While Marianne has made Barrington home for more than 40 years, she still lives by much of what she remembers back in Holland, including daily grocery trips and preparing meals filled with vegetables.

"People (in Holland) usually go to the store every day or every other day. Everything is smaller. They have tiny refrigerators. You pretty much buy for one or two days," she said. "I've never gotten away from that. I've tried. I would buy for a week or 10 days, but I hated it."

At dinner, Marianne incorporate lots of vegetables. In the spring, asparagus, cherry tomatoes and green beans fill her kitchen.

"There really is not a vegetable that I do not like," she adds.

A favorite dish is hutspot, which she shares with us today.
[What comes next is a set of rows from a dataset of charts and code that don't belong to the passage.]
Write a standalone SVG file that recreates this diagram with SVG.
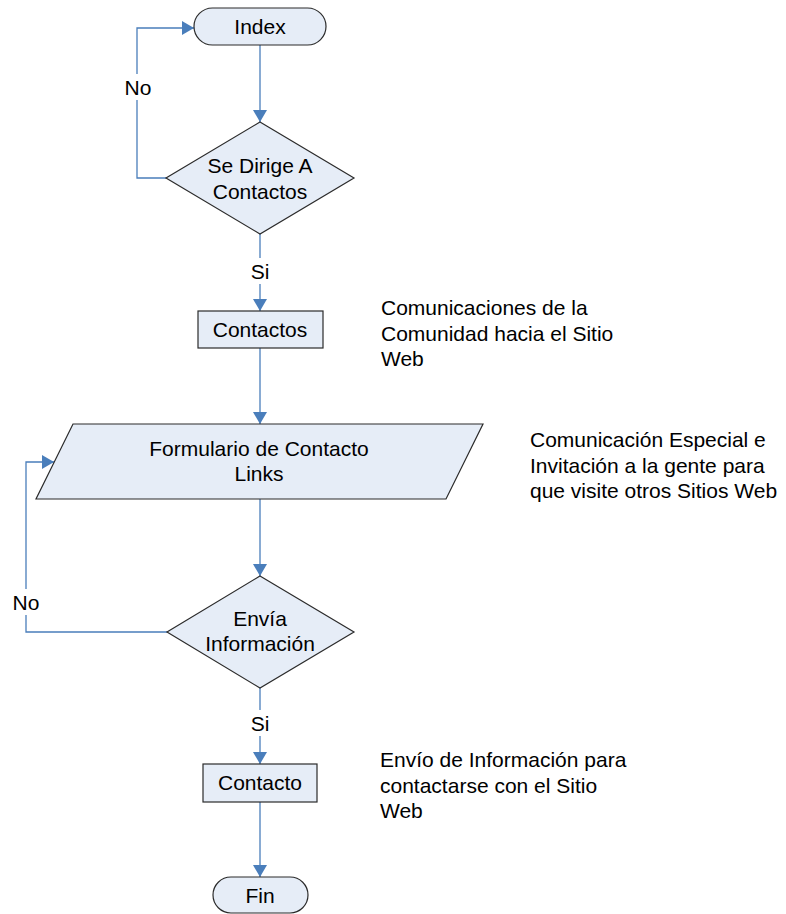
<svg xmlns="http://www.w3.org/2000/svg" width="786" height="914" viewBox="0 0 786 914">
<defs>
<marker id="ah" viewBox="0 0 12 14" refX="12" refY="7" markerWidth="12" markerHeight="14" markerUnits="userSpaceOnUse" orient="auto">
<path d="M0,0 L12,7 L0,14 z" fill="#4a7ebb"/>
</marker>
<style>
.sh{fill:#e6edf7;stroke:#2b2b2b;stroke-width:1.2}
.t{font-family:"Liberation Sans",Arial,sans-serif;font-size:21px;fill:#000}
.c{text-anchor:middle}
.ln{fill:none;stroke:#4a7ebb;stroke-width:1.3}
.lb{fill:#fff}
</style>
</defs>
<rect width="786" height="914" fill="#fff"/>
<g id="connectors">
<path class="ln" d="M260,45 V122" marker-end="url(#ah)"/>
<path class="ln" d="M166,178 H137 V28 H194" marker-end="url(#ah)"/>
<path class="ln" d="M260,234 V311" marker-end="url(#ah)"/>
<path class="ln" d="M260,348 V424" marker-end="url(#ah)"/>
<path class="ln" d="M260,499 V576" marker-end="url(#ah)"/>
<path class="ln" d="M167,632 H26 V462 H54" marker-end="url(#ah)"/>
<path class="ln" d="M260,688 V764" marker-end="url(#ah)"/>
<path class="ln" d="M260,802 V877" marker-end="url(#ah)"/>
<rect class="lb" x="119" y="74" width="38" height="26"/>
<text class="t c" x="138" y="95">No</text>
<rect class="lb" x="245" y="258" width="30" height="26"/>
<text class="t c" x="260" y="279">Si</text>
<rect class="lb" x="7" y="589" width="38" height="26"/>
<text class="t c" x="26" y="610">No</text>
<rect class="lb" x="245" y="710" width="30" height="26"/>
<text class="t c" x="260" y="731">Si</text>
</g>
<g id="index">
<rect class="sh" x="194" y="8" width="132" height="37" rx="18.5"/>
<text class="t c" x="260" y="34">Index</text>
</g>
<g id="dirige">
<polygon class="sh" points="260,122 354,178 260,234 166,178"/>
<text class="t c" x="260" y="173">Se Dirige A</text>
<text class="t c" x="260" y="199">Contactos</text>
</g>
<g id="contactos">
<rect class="sh" x="198" y="311" width="125" height="37"/>
<text class="t c" x="260" y="337">Contactos</text>
</g>
<g id="formulario">
<polygon class="sh" points="73,424 483,424 446,499 36,499"/>
<text class="t c" x="259" y="456">Formulario de Contacto</text>
<text class="t c" x="259" y="481">Links</text>
</g>
<g id="envia">
<polygon class="sh" points="260,576 354,632 260,688 167,632"/>
<text class="t c" x="260" y="626">Envía</text>
<text class="t c" x="260" y="651">Información</text>
</g>
<g id="contacto">
<rect class="sh" x="203" y="764" width="114" height="38"/>
<text class="t c" x="260" y="790">Contacto</text>
</g>
<g id="fin">
<rect class="sh" x="213" y="877" width="95" height="36" rx="18"/>
<text class="t c" x="260" y="903">Fin</text>
</g>
<g id="notes">
<text class="t" x="381" y="315">Comunicaciones de la</text>
<text class="t" x="381" y="341">Comunidad hacia el Sitio</text>
<text class="t" x="381" y="366">Web</text>
<text class="t" x="530" y="447">Comunicación Especial e</text>
<text class="t" x="530" y="473">Invitación a la gente para</text>
<text class="t" x="530" y="498">que visite otros Sitios Web</text>
<text class="t" x="380" y="767">Envío de Información para</text>
<text class="t" x="380" y="793">contactarse con el Sitio</text>
<text class="t" x="380" y="818">Web</text>
</g>
</svg>
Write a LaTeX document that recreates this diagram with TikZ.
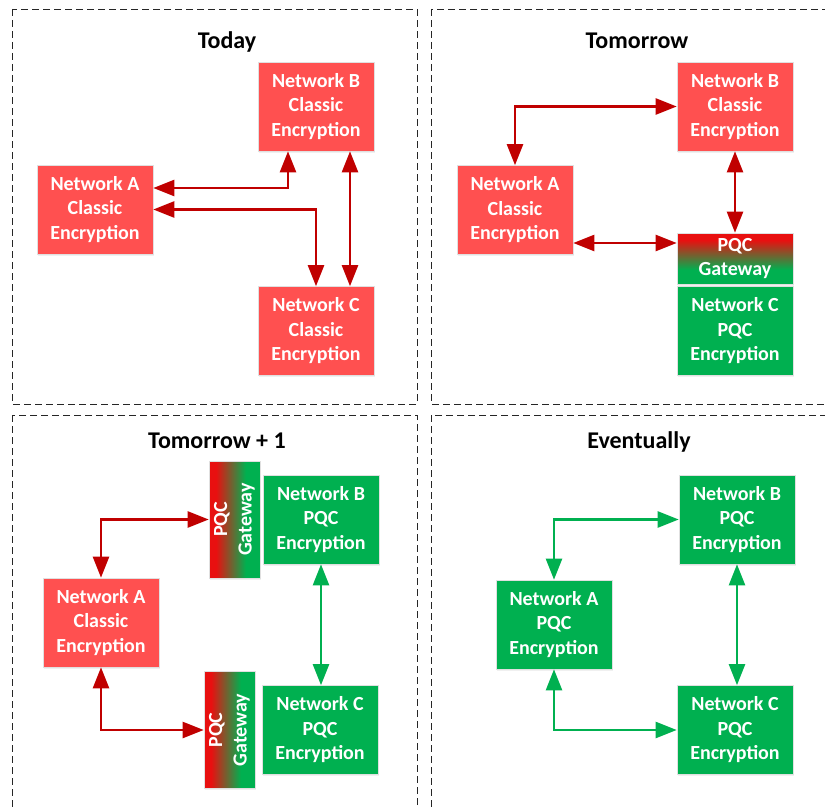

Translated to "shaken pot," Marianne said this dish of boiled potatoes and thick winter carrots would be served during the long Dutch winter.

Another childhood favorite is boterkoek, a Dutch butter cookie she says is similar to, but more delicate than, shortbread.

When she lived in Amsterdam and her parents were away she'd experiment in the kitchen, often making spaghetti because it was cheap. She didn't grow to love cooking until after she married.

Marianne admits she had some initial mishaps. She recalls making her husband, Robert, Thanksgiving dinner while they were still living in Holland and leaving the bags of innards and extras in the bird.

Another time, she recalls, "I bought pork liver and cooked it and cooked it. It stank up the whole apartment and it was horrible because we couldn't even chew it. That's how little I knew about cooking. I learned by trial and error."

Through it all her husband has remained by her side. Now, she says, "he thinks I'm the best cook ever."

Cooking meals that are quick has always been important to Marianne who once balanced work as a nurse and later as a Montessori preschool teacher with making meals for Robert and four kids. Even now that the kids are grown, she still balances work and dinner.

Ten years ago, her career took a change when she became a beautician. She decided to use her certification to work with the American Cancer Society's Look Good, Feel Better program. Working with cancer patients who undergo chemotherapy and radiation, she talks about skin care, makeup and offers wig fittings.

"It's really a nice program," she said, adding. "and it's all free."